There’s a vast echoing gap between the mindset of accounting and project management in most businesses. It has a lot to do with time:
- The PMO works with a today-and-tomorrow mindset – getting the project done, on time, to specs.
- Accounting works with a history mindset – keeping track of things that have already happened in order to report, analyze profitability, be compliant, and invoice.
That gap hurts your PMO and your overall bottom line.
Mind the time gap!
Most Project Management Offices (PMOs) are good at reaching milestones and task management. But since they lack access to real-time costing data, they have more difficulty with managing or being held accountable for budget.
It’s not easy, when the PMO doesn’t see cost reports until weeks or even months after costs have been incurred – if at all. Many companies produce time sheets that are disconnected from job information, sometimes even handwritten or in spreadsheet format. The information is then passed awkwardly from admin to accounting. Then double-checked and reconciled before going to payroll. Getting it back to the PMO is not high on the agenda.

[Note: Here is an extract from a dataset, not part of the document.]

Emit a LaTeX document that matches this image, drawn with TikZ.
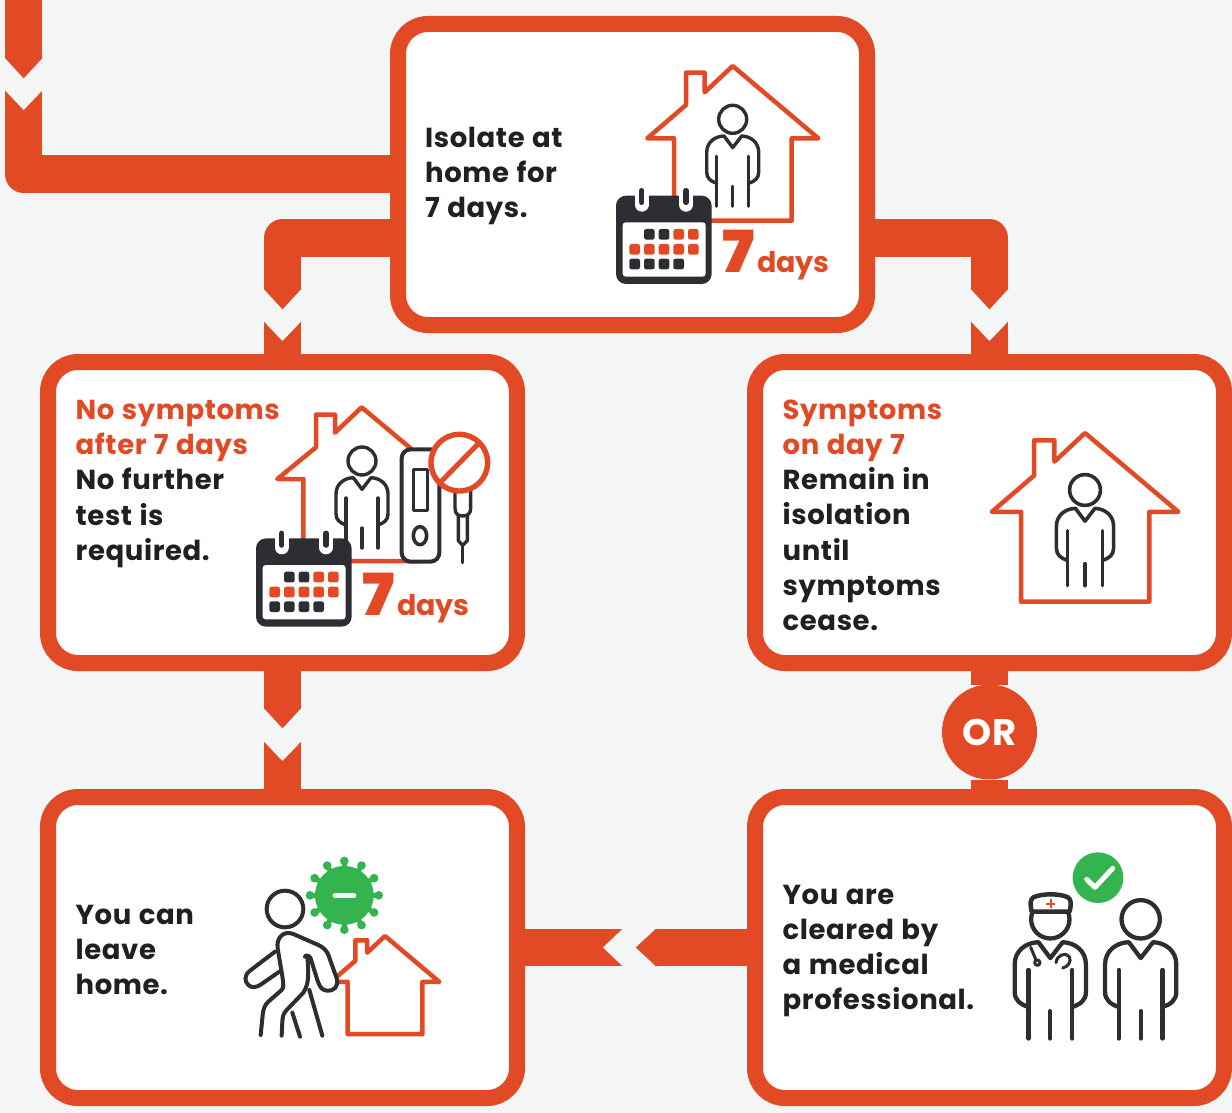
\documentclass[tikz,border=0pt]{standalone}
\usepackage{fontspec}
\setmainfont{Poppins}[UprightFont={* Bold},BoldFont={* Bold},LetterSpace=2.2,WordSpace=1.15]
\newfontfamily\heavyfont{Poppins}[UprightFont={* Black},FakeStretch=1.08]
\newfontfamily\daysfont{Poppins}[UprightFont={* Bold}]
\usetikzlibrary{calc}
\definecolor{org}{HTML}{E14A25}
\definecolor{pagebg}{HTML}{F4F6F5}
\definecolor{ink}{HTML}{2D2E33}
\definecolor{txt}{HTML}{231F20}
\definecolor{grn}{HTML}{34B44E}
\tikzset{
 x=1pt,y=-1pt,
 box/.style={draw=org,fill=white,line width=16pt,rounded corners=30pt,minimum width=469pt,minimum height=301pt,outer sep=0pt,inner sep=0pt},
 flow/.style={draw=org,line width=37.5pt,line join=round},
 label/.style={inner sep=0pt,anchor=west,align=left,text=txt,font=\fontsize{27.5}{35.3}\selectfont},
 sevenlab/.style={inner sep=0pt,anchor=base west,text=org,font=\heavyfont\fontsize{58}{58}\selectfont},
 dayslab/.style={inner sep=0pt,anchor=base west,text=org,font=\daysfont\fontsize{28.5}{28}\selectfont},
 ol/.style={draw=org,line width=4.5pt,line join=round,line cap=round},
 il/.style={draw=ink,line cap=round,line join=round},
 pics/house/.style={code={
  \path[fill=white] (0,0) -- (-85.4,72.3) -- (-58.7,72.3) -- (-58.7,154.7) -- (59,154.7) -- (59,72.3) -- (85.6,72.3) -- cycle;
  \draw[ol] (0,0) -- (-28,26.3) -- (-28,6.7) -- (-46.7,6.7) -- (-46.7,39) -- (-85.4,72.3) -- (-58.7,72.3) -- (-58.7,154.7) -- (59,154.7) -- (59,72.3) -- (85.6,72.3) -- cycle;
 }},
 pics/person/.style={code={
  \draw[il] (0,0) circle (14);
  \draw[il] (-16,64) .. controls (-22,62) and (-26,59) .. (-26,53) -- (-26,33) .. controls (-26,23) and (-18,17) .. (-8.7,16.7) -- (0,28.3) -- (9,16.7) .. controls (18,17) and (26,23) .. (26,33) -- (26,53) .. controls (26,59) and (22,62) .. (16,64);
  \draw[il] (-16,37) -- (-16,87);
  \draw[il] (16,37) -- (16,87);
  \draw[il] (0,67) -- (0,87);
 }},
 pics/calendar/.style={code={
  \fill[ink,rounded corners=10] (48,437) rectangle (335,702);
  \fill[white,rounded corners=3] (68,517) rectangle (317,680);
  \foreach \cx in {125,258}{
   \draw[white,line width=14pt,line cap=round] (\cx,425) -- (\cx,464);
   \draw[ink,line width=5.5pt,line cap=round] (\cx,422) -- (\cx,457);
  }
  \foreach \cx/\cy/\cc in {148/553/ink,192/553/ink,236/553/org,280/553/org,
    104/598/org,148/598/org,192/598/org,236/598/org,280/598/org,
    104/642/ink,148/642/ink,192/642/ink,236/642/ink}{
   \fill[\cc,rounded corners=2.3] (\cx-16,\cy-16) rectangle (\cx+16,\cy+16);
  }
 }},
}
\begin{document}
\begin{tikzpicture}
\useasboundingbox (0,0) rectangle (1232,1113);
\fill[pagebg] (0,0) rectangle (1232,1113);

% connector coordinates
\coordinate (inTop) at (23.7,-10);
\coordinate (inTip) at (23.7,58);
\coordinate (inTail) at (23.7,89);
\coordinate (inBend) at (23.7,174);
\coordinate (lBar) at (282.5,238);
\coordinate (lTip) at (282.5,289);
\coordinate (lTail) at (282.5,320);
\coordinate (rBar) at (989.5,238);
\coordinate (rTip) at (989.5,289);
\coordinate (rTail) at (989.5,320);
\coordinate (dTip) at (282.5,708);
\coordinate (dTail) at (282.5,740);
\coordinate (hTip) at (656,947.5);
\coordinate (hTail) at (624,947.5);

% boxes
\node[box] (top) at (632.5,174.5) {};
\node[box] (noSym) at (282.5,512.5) {};
\node[box] (sym) at (989.5,512.5) {};
\node[box] (leave) at (282.5,947.5) {};
\node[box] (clear) at (989.5,947.5) {};
\node[circle,fill=org,minimum size=95pt,inner sep=0pt,outer sep=0pt,text=white,font=\fontsize{37}{37}\selectfont] (orn) at (989.5,732) {OR};

% connectors
\draw[flow] (inTop) -- (inTip);
\draw[flow] (inTail) -- (inBend) -- (top.west |- inBend);
\draw[flow] (top.west |- lBar) -- (lBar) -- (lTip);
\draw[flow] (lTail) -- (noSym.north);
\draw[flow] (top.east |- rBar) -- (rBar) -- (rTip);
\draw[flow] (rTail) -- (sym.north);
\draw[flow] (noSym.south) -- (dTip);
\draw[flow] (dTail) -- (leave.north);
\draw[flow] (sym.south) -- (orn.north);
\draw[flow] (orn.south) -- (clear.north);
\draw[flow] (clear.west) -- (hTip);
\draw[flow] (hTail) -- (leave.east);
% pointed heads of the connectors
\foreach \c/\a in {inTip/0,lTip/0,rTip/0,dTip/0,hTip/-90}{
 \fill[org,shift={(\c)},rotate=\a] (-18.75,-0.5) -- (18.75,-0.5) -- (18.75,0) -- (0,20.3) -- (-18.75,0) -- cycle;
}
% notches of the connector tails
\foreach \c/\a in {inTail/0,lTail/0,rTail/0,dTail/0,hTail/-90}{
 \fill[pagebg,shift={(\c)},rotate=\a] (-20,-1) -- (20,-1) -- (20,0) -- (0,21) -- (-20,0) -- cycle;
}

% texts
\node[label] (t1) at (425,176) {Isolate at\\home for\\7 days.};
\node[label] (t2) at (75.5,484) {\textcolor{org}{No symptoms}\\\textcolor{org}{after 7 days}\\No further\\test is\\required.};
\node[label] (t3) at (782.5,515.3) {\textcolor{org}{Symptoms}\\\textcolor{org}{on day 7}\\Remain in\\isolation\\until\\symptoms\\cease.};
\node[label] (t4) at (75.5,950) {You can\\leave\\home.};
\node[label] (t5) at (782.5,951) {You are\\cleared by\\a medical\\professional.};

% icon: isolate
\pic at (732.7,66) {house};
\pic[line width=3.4pt] at (732.7,119.3) {person};
\pic[scale=1/3] at (600,50) {calendar};
\node[sevenlab] (s1) at (722.5,272.5) {7};
\node[dayslab] (d1) at (757,272.5) {days};

% icon: no symptoms
\begin{scope}[shift={(240,390)},scale=1/3]
 \draw[ol] (512,175) -- (365,52) -- (285,128) -- (285,74) -- (228,74) -- (228,172) -- (112,267) -- (190,267) -- (190,513) -- (540,513);
\end{scope}
\pic[line width=3.4pt] at (362,461) {person};
\pic[scale=1/3] at (240,392.7) {calendar};
\begin{scope}[shift={(240,390)},scale=1/3]
 \draw[il,line width=4pt,fill=white,rounded corners=9] (485,178) rectangle (598,515);
 \draw[il,line width=3.6pt,fill=white] (520,238) rectangle (562,362);
 \draw[il,line width=3.6pt] (540,437) ellipse (20 and 27);
 \draw[il,line width=3.4pt] (645,300) -- (645,355) .. controls (645,372) and (655,378) .. (668,378) .. controls (682,378) and (692,372) .. (692,355) -- (692,300);
 \draw[il,line width=3.4pt] (655,378) -- (655,452) -- (668,466) -- (682,452) -- (682,378);
 \draw[il,line width=3.4pt] (668,466) -- (668,518);
 \draw[draw=org,line width=5.4pt,fill=white] (658,218) circle (85);
 \draw[draw=org,line width=5pt] (600,278) -- (718,158);
\end{scope}
\node[sevenlab] (s2) at (362.5,615) {7};
\node[dayslab] (d2) at (397,615) {days};

% icon: symptoms
\pic[scale=1.09] at (1085,433) {house};
\pic[scale=1.1,line width=3.6pt] at (1085,490) {person};

% icon: leave home
\pic[scale=0.635] at (385,936) {house};
\begin{scope}[shift={(230,840)},scale=1/3]
 \foreach \a in {0,30,...,330}{
  \draw[grn,line width=5pt,line cap=round] (343,166) -- ++(\a:98);
  \fill[grn] (343,166) ++(\a:103) circle (13);
 }
 \fill[grn] (343,166) circle (88);
 \draw[white,line width=4.6pt,line cap=round] (315,166) -- (372,166);
 \draw[il,line width=4pt] (165,207) circle (55);
 \draw[il,line width=4pt,fill=white] (135,335) -- (60,392) .. controls (40,408) and (45,425) .. (55,435) .. controls (65,445) and (80,442) .. (92,434) -- (148,395);
 \draw[il,line width=4pt,fill=white] (92,585) -- (98,525) .. controls (100,505) and (105,495) .. (115,485) -- (155,450) .. controls (162,443) and (160,430) .. (158,415) -- (143,325) .. controls (138,295) and (160,270) .. (190,282) -- (265,315) .. controls (285,325) and (292,335) .. (297,350) -- (320,415) .. controls (328,440) and (310,455) .. (290,452) .. controls (272,450) and (268,435) .. (262,420) -- (242,355) .. controls (238,345) and (225,345) .. (225,350);
 \draw[il,line width=4pt] (232,350) .. controls (236,400) and (238,430) .. (220,458) -- (170,510) .. controls (160,520) and (158,530) .. (157,545) -- (155,587);
 \draw[il,line width=4pt] (238,450) -- (277,587);
 \draw[il,line width=4pt] (187,518) -- (210,590);
\end{scope}

% icon: cleared
\pic[scale=1.37,line width=4.3pt] at (1050.3,919.3) {person};
\pic[scale=1.37,line width=4.3pt] at (1140.7,919.3) {person};
\begin{scope}[shift={(1000,840)},scale=1/3]
 \fill[white] (90,160) rectangle (214,216);
 \draw[il,line width=4.5pt,fill=white] (95,215) .. controls (90,190) and (90,180) .. (100,172) .. controls (125,160) and (180,160) .. (204,172) .. controls (214,180) and (214,190) .. (209,215) -- cycle;
 \draw[org,line width=2.2pt] (152,178) -- (152,204);
 \draw[org,line width=2.2pt] (139,191) -- (165,191);
 \draw[il,line width=3pt] (92,322) -- (108,360);
 \draw[il,line width=3pt] (112,368) circle (8);
 \draw[il,line width=3pt] (168,368) .. controls (170,345) and (198,335) .. (208,350) .. controls (215,365) and (205,380) .. (188,384);
 \fill[grn] (294,113) circle (76);
 \draw[white,line width=5pt,line cap=round,line join=round] (260,118) -- (285,142) -- (338,85);
\end{scope}
\end{tikzpicture}
\end{document}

Which of course, raises issues. Among them:
- Ability to make informed daily costing decisions is decreased; their cost impact is not known until too late.
- Projects are more likely to go over-budget.
What could your PMO do better with real-time data? The opposite of the above:
- Make better budget-wise decisions when changes and unexpected events arise, because cost impact numbers are quickly available.
- Know immediately when a project is experiencing cost overruns, and make immediate adjustments, as opposed to the costlier last-minute ones.
These are excellent reasons to implement a real-time platform. But there’s yet another benefit of real-time cost data. And it can change the whole fabric of your business.
The biggest gap may be the culture gap
If your PMO lacks real-time costing data, your service people and technicians can feel like cogs in a wheel. They perform their work, they do their jobs … but they have no way of seeing their own impact, how they contribute to financial success.
Once real-time costing is available, that mindset changes.
Let’s take an example – Ravi the service guy. Ravi’s working on a service ticket, and he’s out of the parts he needs. So Ravi heads to his wholesaler or Home Depot. But since Ravi knows that this trip and this purchase will show up real-time as a cost to the job, he wants this to be his only trip this week. By looking over the week’s worth of jobs assigned to him, he anticipates and figures out everything else he’ll need to buy for the upcoming work. And he makes one trip only.
Over and over, I’ve seen this ownership thinking spread through company culture like a wildfire. Individuals take a visible pride in their ability to be efficient and cost-minded, because they can see the results. Supervisors make more budget-savvy decisions about overtime / material planning / managing sub-contractors. Teams begin to compete with teams, branches with branches.
From the front line up, your employees become more self-managing. And the improvements never stop. Because everybody is motivated the way the owners are. And a new profit-centric customer-centric culture takes over.
An ownership culture pays off generously in financial results
Back to the original question – what would your PMO do with a real-time feedback loop of cost versus budget? Answer: Make better budget-minded decisions, every day, about job activities and events.
And better yet? Real-time cost feedback enables a company-wide culture of ownership thinking – and that’s a powerful thing. I’ve seen it affect a client’s bottom line to the tune of hundreds of thousands of dollars. More than once.